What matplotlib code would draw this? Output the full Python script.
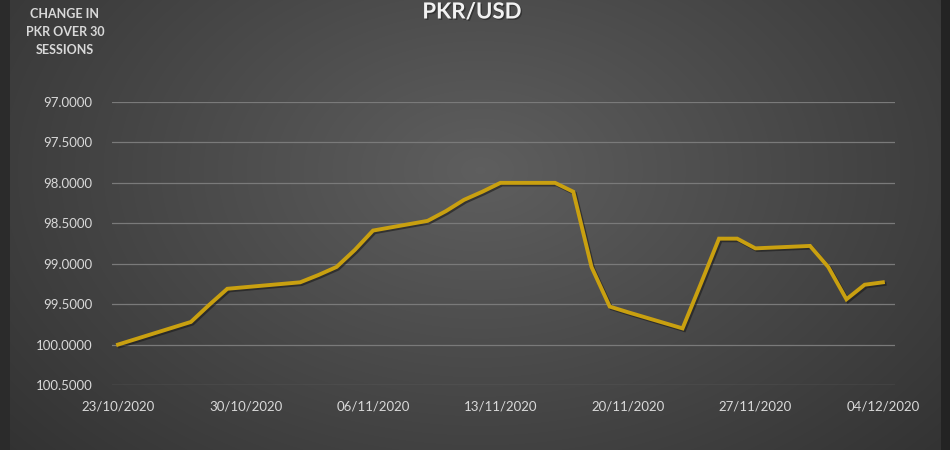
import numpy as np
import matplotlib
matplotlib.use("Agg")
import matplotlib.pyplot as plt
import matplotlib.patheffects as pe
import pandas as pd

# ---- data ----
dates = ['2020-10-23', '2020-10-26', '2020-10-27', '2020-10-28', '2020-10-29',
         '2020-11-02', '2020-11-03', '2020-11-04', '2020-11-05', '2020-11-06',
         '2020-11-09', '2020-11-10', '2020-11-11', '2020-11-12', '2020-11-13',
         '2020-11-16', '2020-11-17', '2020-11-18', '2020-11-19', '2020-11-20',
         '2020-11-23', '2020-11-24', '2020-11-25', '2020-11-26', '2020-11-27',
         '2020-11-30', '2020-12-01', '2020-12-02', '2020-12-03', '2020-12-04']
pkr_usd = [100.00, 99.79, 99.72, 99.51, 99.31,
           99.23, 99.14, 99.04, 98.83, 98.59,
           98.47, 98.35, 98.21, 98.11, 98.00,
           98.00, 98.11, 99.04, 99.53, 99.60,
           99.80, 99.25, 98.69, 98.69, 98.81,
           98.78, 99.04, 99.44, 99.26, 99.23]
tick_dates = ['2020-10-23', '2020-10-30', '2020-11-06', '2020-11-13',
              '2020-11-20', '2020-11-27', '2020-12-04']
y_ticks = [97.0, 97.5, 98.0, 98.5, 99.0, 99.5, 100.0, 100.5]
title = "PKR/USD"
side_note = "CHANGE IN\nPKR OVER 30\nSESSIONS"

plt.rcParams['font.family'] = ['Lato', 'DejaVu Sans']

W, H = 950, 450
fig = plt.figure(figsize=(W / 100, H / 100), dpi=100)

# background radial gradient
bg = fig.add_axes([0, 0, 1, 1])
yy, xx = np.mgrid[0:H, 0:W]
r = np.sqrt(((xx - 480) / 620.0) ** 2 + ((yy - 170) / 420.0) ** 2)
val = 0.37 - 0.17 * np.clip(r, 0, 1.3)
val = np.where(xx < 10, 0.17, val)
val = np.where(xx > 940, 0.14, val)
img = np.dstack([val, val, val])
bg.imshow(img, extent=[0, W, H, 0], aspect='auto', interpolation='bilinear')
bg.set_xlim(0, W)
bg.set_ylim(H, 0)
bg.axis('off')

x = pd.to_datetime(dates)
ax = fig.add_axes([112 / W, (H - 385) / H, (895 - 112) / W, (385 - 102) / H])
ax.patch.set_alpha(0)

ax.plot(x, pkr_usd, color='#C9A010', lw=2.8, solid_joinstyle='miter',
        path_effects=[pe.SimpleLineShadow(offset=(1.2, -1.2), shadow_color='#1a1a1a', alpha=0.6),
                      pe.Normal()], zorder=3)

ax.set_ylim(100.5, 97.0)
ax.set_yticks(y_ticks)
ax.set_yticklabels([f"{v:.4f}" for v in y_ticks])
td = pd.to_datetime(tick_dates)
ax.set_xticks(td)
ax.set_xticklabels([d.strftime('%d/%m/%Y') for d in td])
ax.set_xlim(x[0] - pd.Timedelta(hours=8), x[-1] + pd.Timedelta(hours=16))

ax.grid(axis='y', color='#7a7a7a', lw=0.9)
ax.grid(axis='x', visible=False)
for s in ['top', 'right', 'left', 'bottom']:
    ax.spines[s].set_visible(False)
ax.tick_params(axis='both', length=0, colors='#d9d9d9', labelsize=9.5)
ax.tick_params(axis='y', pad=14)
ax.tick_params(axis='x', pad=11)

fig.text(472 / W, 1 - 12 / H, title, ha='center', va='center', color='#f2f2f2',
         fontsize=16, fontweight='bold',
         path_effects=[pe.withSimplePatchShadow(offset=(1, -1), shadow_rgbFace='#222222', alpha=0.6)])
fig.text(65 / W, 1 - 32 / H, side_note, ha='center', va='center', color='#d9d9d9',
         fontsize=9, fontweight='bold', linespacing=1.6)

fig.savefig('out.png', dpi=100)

+--

— What you should do —
Copy each line in full and exactly, omitting any picture.

— The answer —
What matplotlib code would draw this? Output the full Python script.
import numpy as np
import matplotlib
matplotlib.use("Agg")
import matplotlib.pyplot as plt
import matplotlib.patheffects as pe
import pandas as pd

# ---- data ----
dates = ['2020-10-23', '2020-10-26', '2020-10-27', '2020-10-28', '2020-10-29',
         '2020-11-02', '2020-11-03', '2020-11-04', '2020-11-05', '2020-11-06',
         '2020-11-09', '2020-11-10', '2020-11-11', '2020-11-12', '2020-11-13',
         '2020-11-16', '2020-11-17', '2020-11-18', '2020-11-19', '2020-11-20',
         '2020-11-23', '2020-11-24', '2020-11-25', '2020-11-26', '2020-11-27',
         '2020-11-30', '2020-12-01', '2020-12-02', '2020-12-03', '2020-12-04']
pkr_usd = [100.00, 99.79, 99.72, 99.51, 99.31,
           99.23, 99.14, 99.04, 98.83, 98.59,
           98.47, 98.35, 98.21, 98.11, 98.00,
           98.00, 98.11, 99.04, 99.53, 99.60,
           99.80, 99.25, 98.69, 98.69, 98.81,
           98.78, 99.04, 99.44, 99.26, 99.23]
tick_dates = ['2020-10-23', '2020-10-30', '2020-11-06', '2020-11-13',
              '2020-11-20', '2020-11-27', '2020-12-04']
y_ticks = [97.0, 97.5, 98.0, 98.5, 99.0, 99.5, 100.0, 100.5]
title = "PKR/USD"
side_note = "CHANGE IN\nPKR OVER 30\nSESSIONS"

plt.rcParams['font.family'] = ['Lato', 'DejaVu Sans']

W, H = 950, 450
fig = plt.figure(figsize=(W / 100, H / 100), dpi=100)

# background radial gradient
bg = fig.add_axes([0, 0, 1, 1])
yy, xx = np.mgrid[0:H, 0:W]
r = np.sqrt(((xx - 480) / 620.0) ** 2 + ((yy - 170) / 420.0) ** 2)
val = 0.37 - 0.17 * np.clip(r, 0, 1.3)
val = np.where(xx < 10, 0.17, val)
val = np.where(xx > 940, 0.14, val)
img = np.dstack([val, val, val])
bg.imshow(img, extent=[0, W, H, 0], aspect='auto', interpolation='bilinear')
bg.set_xlim(0, W)
bg.set_ylim(H, 0)
bg.axis('off')

x = pd.to_datetime(dates)
ax = fig.add_axes([112 / W, (H - 385) / H, (895 - 112) / W, (385 - 102) / H])
ax.patch.set_alpha(0)

ax.plot(x, pkr_usd, color='#C9A010', lw=2.8, solid_joinstyle='miter',
        path_effects=[pe.SimpleLineShadow(offset=(1.2, -1.2), shadow_color='#1a1a1a', alpha=0.6),
                      pe.Normal()], zorder=3)

ax.set_ylim(100.5, 97.0)
ax.set_yticks(y_ticks)
ax.set_yticklabels([f"{v:.4f}" for v in y_ticks])
td = pd.to_datetime(tick_dates)
ax.set_xticks(td)
ax.set_xticklabels([d.strftime('%d/%m/%Y') for d in td])
ax.set_xlim(x[0] - pd.Timedelta(hours=8), x[-1] + pd.Timedelta(hours=16))

ax.grid(axis='y', color='#7a7a7a', lw=0.9)
ax.grid(axis='x', visible=False)
for s in ['top', 'right', 'left', 'bottom']:
    ax.spines[s].set_visible(False)
ax.tick_params(axis='both', length=0, colors='#d9d9d9', labelsize=9.5)
ax.tick_params(axis='y', pad=14)
ax.tick_params(axis='x', pad=11)

fig.text(472 / W, 1 - 12 / H, title, ha='center', va='center', color='#f2f2f2',
         fontsize=16, fontweight='bold',
         path_effects=[pe.withSimplePatchShadow(offset=(1, -1), shadow_rgbFace='#222222', alpha=0.6)])
fig.text(65 / W, 1 - 32 / H, side_note, ha='center', va='center', color='#d9d9d9',
         fontsize=9, fontweight='bold', linespacing=1.6)

fig.savefig('out.png', dpi=100)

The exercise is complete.